Zuletzt stammten alle "Union"-Briketts aus dieser letzten verbliebenen Brikettfabrik des rheinischen Reviers, die Rheinbraun bzw. RWE gehörte. Die Produktionseinstellung zum Jahresende 2022 wurde schon vor mehr als zwei Jahren angekündigt und war Bestandteil des Kohleverstromungsbeendigungsgesetzes (KVBG), das der Bundestag im Juli 2020 beschloss (200701). Laut Anlage 2 des KVBG werden damit in Frechen-Wachtberg 120 von 176 Megawatt an Braunkohle-Nettoleistung zum 31.12.2022 stillgelegt.

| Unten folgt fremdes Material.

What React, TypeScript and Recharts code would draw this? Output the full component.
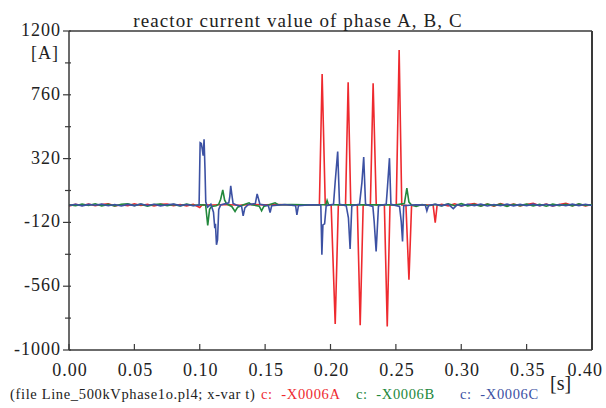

In der DDR gab es 23 Brikettfabriken mit 5000 Beschäftigten

Neben den "Union"-Briketts im rheinischen Revier gab es vor allem im Lausitzer Revier etliche andere Hersteller und Vertriebsmarken. Ein weiterer Schwerpunkt war das Mitteldeutsche Revier. Nach dem zweiten Weltkrieg gab es in der DDR – deren Energieversorgung auch sonst weitgehend auf Braunkohle basierte – insgesamt 23 Brikettfabriken mit 5000 Beschäftigten, die jährlich rund 20 Millionen Tonnen des unentbehrlichen Brennstoffs herstellten. Die Briketts verloren ihre alten Markenbezeichnungen wie Ilse-Briketts, Victoria-Briketts, Fürst Bismarck oder Kraft-Briketts. Stattdessen wurden sie zunächst nach den Betrieben benannt, die sie herstellten. Wenig später folgten schmucklose technische Kürzel wie G 156 für das rechteckige Format oder H 91 für das runde.

Mit Blick auf den Export war das aber selbst für DDR-Verhältnisse zu dürftig. Anfang der sechziger Jahre schrieb man deshalb einen Ideenwettbewerb aus, aus dem der Brikettierer Hans-Jochen Hampel mit seinem nicht gerade einfallsreichen, aber absolut systemkonformen Vorschlag "Rekord" siegreich hervorging. Damit erhielten auch die ostdeutschen Briketts endlich den einenden Markennamen und Hampel eine Prämie von 500 Mark. 1961 wurde die Wort-Bild-Marke REKORD offiziell als Warenzeichen eingetragen. Da verschiedene Untersuchungen gezeigt hatten, dass sich die Marke im Osten nach dreißig Jahren fest etabliert hatte, wurde auch nach der Wende von einer Umbenennung abgesehen. Seit der Ende 2003 erfolgten Stilllegung der Brikettfabrik Deuben in Sachsen-Anhalt gibt es nur noch die REKORD-Briketts aus der Lausitz – wenn es sie gibt, denn einen solchen Mangel wie in diesem Herbst kannte man nicht mal zu DDR-Zeiten.